Opposabilité des baux postérieurs au commandement de saisie immobilière

La question de l’opposabilité d’un bail consenti après un commandement de payer valant saisie immobilière soulève régulièrement des interrogations. Dans un arrêt récent du 16 janvier 2025, n° 21-17.794 la Cour de cassation a rappelé sa position en la matière.
Les faits :
En 1994, un créancier initiait une procédure de saisie immobilière à l’encontre de son débiteur.
Le 11 octobre 2012, soit près de deux décennies plus tard, l’adjudication était prononcée.
Entre-temps, et plus précisément le 1er janvier 2001, le débiteur saisi avait consenti plusieurs baux dont l’un d’eux avait d’ailleurs fait l’objet d’une cession à l’occasion d’une procédure collective ouverte à l’encontre d’un preneur.
Conformément à l’article 684 du CPC qui disposait, dans sa version antérieure à 2007, que : « Les baux qui n’ont pas acquis date certaine avant le commandement peuvent être annulés, et ceux postérieurs au commandement doivent l’être, si dans l’un ou l’autre cas les créanciers ou l’adjudicataire le demandent » ; ces baux conclus après la signification du commandement auraient dû être annulés.
C’est dans ce contexte que, le créancier poursuivant avait assigné les locataires en nullité des baux conclus.
L’adjudicataire était intervenu volontairement à la procédure et s’était associé à sa demande.
Par jugement en date du 9 avril 2018, le Tribunal de grande instance de Grasse a rejeté la demande de nullité.
En appel, la Cour d’Aix-en-Provence a, par un arrêt du 8 avril 2021, infirmé cette décision et prononcé la nullité des baux.
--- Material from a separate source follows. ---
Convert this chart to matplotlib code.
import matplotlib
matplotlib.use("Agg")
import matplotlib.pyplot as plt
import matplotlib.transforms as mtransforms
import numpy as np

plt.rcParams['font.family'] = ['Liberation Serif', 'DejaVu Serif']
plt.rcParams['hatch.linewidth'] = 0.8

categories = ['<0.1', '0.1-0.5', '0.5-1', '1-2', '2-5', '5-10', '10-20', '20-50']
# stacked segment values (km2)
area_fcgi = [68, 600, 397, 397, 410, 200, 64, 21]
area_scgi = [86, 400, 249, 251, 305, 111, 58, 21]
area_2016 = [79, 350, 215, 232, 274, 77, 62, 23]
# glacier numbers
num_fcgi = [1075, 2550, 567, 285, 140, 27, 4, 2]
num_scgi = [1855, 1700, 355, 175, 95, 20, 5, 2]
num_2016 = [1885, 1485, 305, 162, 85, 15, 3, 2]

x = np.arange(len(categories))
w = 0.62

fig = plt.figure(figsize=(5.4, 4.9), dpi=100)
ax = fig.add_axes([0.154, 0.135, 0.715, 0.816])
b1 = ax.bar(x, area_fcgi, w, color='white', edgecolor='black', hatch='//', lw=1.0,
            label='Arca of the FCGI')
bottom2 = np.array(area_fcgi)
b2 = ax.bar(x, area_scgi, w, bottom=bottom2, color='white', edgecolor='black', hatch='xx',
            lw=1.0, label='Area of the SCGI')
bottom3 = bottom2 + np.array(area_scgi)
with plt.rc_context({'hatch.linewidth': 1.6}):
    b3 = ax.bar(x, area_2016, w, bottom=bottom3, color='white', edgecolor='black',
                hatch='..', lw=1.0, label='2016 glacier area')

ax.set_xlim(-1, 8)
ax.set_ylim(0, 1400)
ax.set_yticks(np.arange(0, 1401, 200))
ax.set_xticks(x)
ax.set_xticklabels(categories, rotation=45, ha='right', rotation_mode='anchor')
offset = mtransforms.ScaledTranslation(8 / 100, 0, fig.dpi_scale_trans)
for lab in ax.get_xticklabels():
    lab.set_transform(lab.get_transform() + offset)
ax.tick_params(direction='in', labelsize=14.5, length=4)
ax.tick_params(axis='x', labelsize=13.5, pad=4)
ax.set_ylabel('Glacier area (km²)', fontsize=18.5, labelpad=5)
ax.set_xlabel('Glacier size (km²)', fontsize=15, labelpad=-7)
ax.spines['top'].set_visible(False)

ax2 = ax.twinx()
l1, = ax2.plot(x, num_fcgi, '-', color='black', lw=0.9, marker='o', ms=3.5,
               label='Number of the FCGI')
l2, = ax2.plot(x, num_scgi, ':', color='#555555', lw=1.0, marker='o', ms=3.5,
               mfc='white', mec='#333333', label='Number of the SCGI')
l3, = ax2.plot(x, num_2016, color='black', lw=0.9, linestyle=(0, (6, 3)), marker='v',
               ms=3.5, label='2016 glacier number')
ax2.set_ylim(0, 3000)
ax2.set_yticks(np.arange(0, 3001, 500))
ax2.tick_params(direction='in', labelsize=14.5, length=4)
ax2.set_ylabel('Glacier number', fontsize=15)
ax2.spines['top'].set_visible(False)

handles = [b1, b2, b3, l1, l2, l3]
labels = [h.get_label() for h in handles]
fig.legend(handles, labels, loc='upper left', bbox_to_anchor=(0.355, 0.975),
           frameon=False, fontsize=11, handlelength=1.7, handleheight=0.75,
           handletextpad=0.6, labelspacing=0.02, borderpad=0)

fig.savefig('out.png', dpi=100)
Elle s’est appuyée sur l’article L. 321-4 du code des procédures civiles d’exécution qui dispose que « les baux consentis par le débiteur après l’acte de saisie sont, quelle que soit leur durée, inopposables au créancier poursuivant comme à l’acquéreur. La preuve de l’antériorité du bail peut être faite par tout moyen » ; ainsi que sur l’article 684 de l’ancien code de procédure civile.
L’un des locataires a alors formé un pourvoi en cassation.
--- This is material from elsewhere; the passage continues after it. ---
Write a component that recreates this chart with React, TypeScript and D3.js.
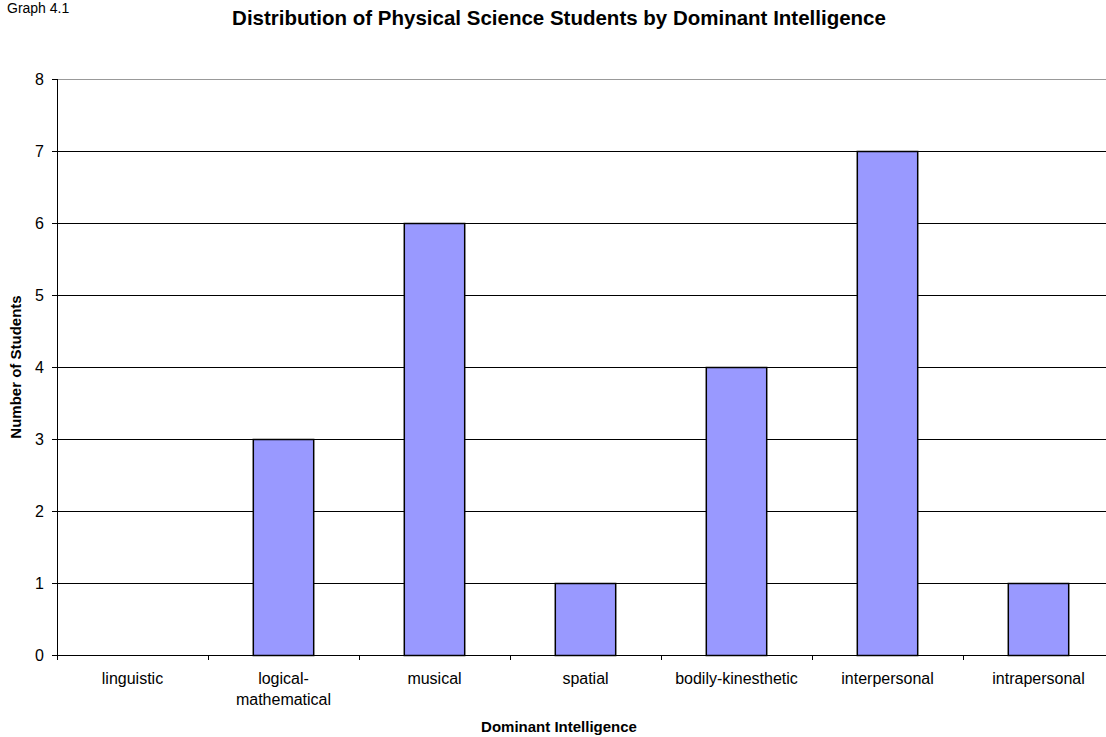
import React from "react";
import * as d3 from "d3";

const categories: string[][] = [
  ["linguistic"],
  ["logical-", "mathematical"],
  ["musical"],
  ["spatial"],
  ["bodily-kinesthetic"],
  ["interpersonal"],
  ["intrapersonal"],
];
const values: number[] = [0, 3, 6, 1, 4, 7, 1];
const yTicks: number[] = [0, 1, 2, 3, 4, 5, 6, 7, 8];

export default function App() {
  const W = 1106, H = 737;
  const left = 57, right = 1114, top = 79, bottom = 655;
  const keys = categories.map((_, i) => String(i));
  const x = d3.scaleBand<string>().domain(keys).range([left, right]).paddingInner(0).paddingOuter(0);
  const y = d3.scaleLinear().domain([0, 8]).range([bottom, top]);
  const bw = x.bandwidth() * 0.4;
  const font = "Arial, 'Liberation Sans', sans-serif";
  return (
    <svg width={W} height={H} style={{ position: "absolute", left: 0, top: 0, background: "#fff" }} fontFamily={font}>
      <text x={7} y={13} fontSize={14}>Graph 4.1</text>
      <text x={559} y={25} fontSize={20.5} fontWeight="bold" textAnchor="middle">
        Distribution of Physical Science Students by Dominant Intelligence
      </text>
      {yTicks.map((t) => (
        <g key={t}>
          <line x1={left} x2={right} y1={y(t) + 0.5} y2={y(t) + 0.5} stroke={t === 8 ? "#999" : "#000"} strokeWidth={1} />
          <line x1={left - 5} x2={left} y1={y(t) + 0.5} y2={y(t) + 0.5} stroke="#000" />
          <text x={left - 13} y={y(t) + 6} fontSize={16} textAnchor="end">{t}</text>
        </g>
      ))}
      {values.map((v, i) => {
        const cx = (x(String(i)) as number) + x.bandwidth() / 2;
        if (v <= 0) return null;
        return (
          <rect key={i} x={cx - bw / 2} y={y(v) + 0.5} width={bw} height={y(0) - y(v)} fill="#9999FF" stroke="#000" strokeWidth={1.5} />
        );
      })}
      <line x1={left + 0.5} x2={left + 0.5} y1={top} y2={bottom} stroke="#000" />
      <line x1={left} x2={right} y1={bottom + 0.5} y2={bottom + 0.5} stroke="#000" />
      {keys.concat(["7"]).map((k, i) => {
        const xx = left + i * x.bandwidth();
        return <line key={k} x1={xx + 0.5} x2={xx + 0.5} y1={bottom} y2={bottom + 5} stroke="#000" />;
      })}
      {categories.map((lines, i) => {
        const cx = (x(String(i)) as number) + x.bandwidth() / 2;
        return (
          <text key={i} x={cx} y={684} fontSize={16} textAnchor="middle">
            {lines.map((l, j) => (
              <tspan key={j} x={cx} dy={j === 0 ? 0 : 21}>{l}</tspan>
            ))}
          </text>
        );
      })}
      <text x={559} y={732} fontSize={15} fontWeight="bold" textAnchor="middle">Dominant Intelligence</text>
      <text transform={`translate(21,${(top + bottom) / 2}) rotate(-90)`} fontSize={15} fontWeight="bold" textAnchor="middle">
        Number of Students
      </text>
    </svg>
  );
}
La position de la Cour de cassation :
La Cour de cassation a cassé l’arrêt et rappelé sa position concernant sa position sur baux postérieurs au commandement :
Conformément aux articles 1743 du code civil et 684 de l’ancien code de procédure civile, un bail consenti après la publication d’un commandement de saisie immobilière reste opposable à l’adjudicataire si ce dernier en a eu connaissance avant l’adjudication.
Conclusion :
La réforme de la saisie immobilière, entrée en vigueur le 1er janvier 2007, a conduit à la suppression de l’ancien article 684 du code de procédure civile, désormais remplacé par l’article L. 321-4 du code des procédures civiles d’exécution. Ainsi, l’exigence d’une date certaine pour établir l’opposabilité d’un bail a disparu.
Que l’on se place sous l’ancien ou le nouveau régime, la solution jurisprudentielle reste.
La Cour de cassation l’a d’ailleurs confirmé dans un arrêt du 27 février 2020 (n° 18-19174) relatif à une affaire relevant du nouveau cadre juridique, en affirmant que : « la délivrance d’un commandement valant saisie immobilière n’interdit pas la conclusion d’un bail ou la reconduction tacite d’un bail antérieurement conclu, et que le bail, même conclu après la publication d’un tel commandement, est opposable à l’adjudicataire qui en a eu connaissance avant l’adjudication ».
La position adoptée par la Cour de cassation s’inscrit finalement dans une logique de préservation de la bonne foi dans l’exécution des contrats. En considérant qu’un adjudicataire informé de l’existence d’un bail avant l’adjudication ne peut ensuite invoquer sa nullité, elle empêche toute remise en cause opportuniste et garantit la stabilité des engagements connus au moment de la vente.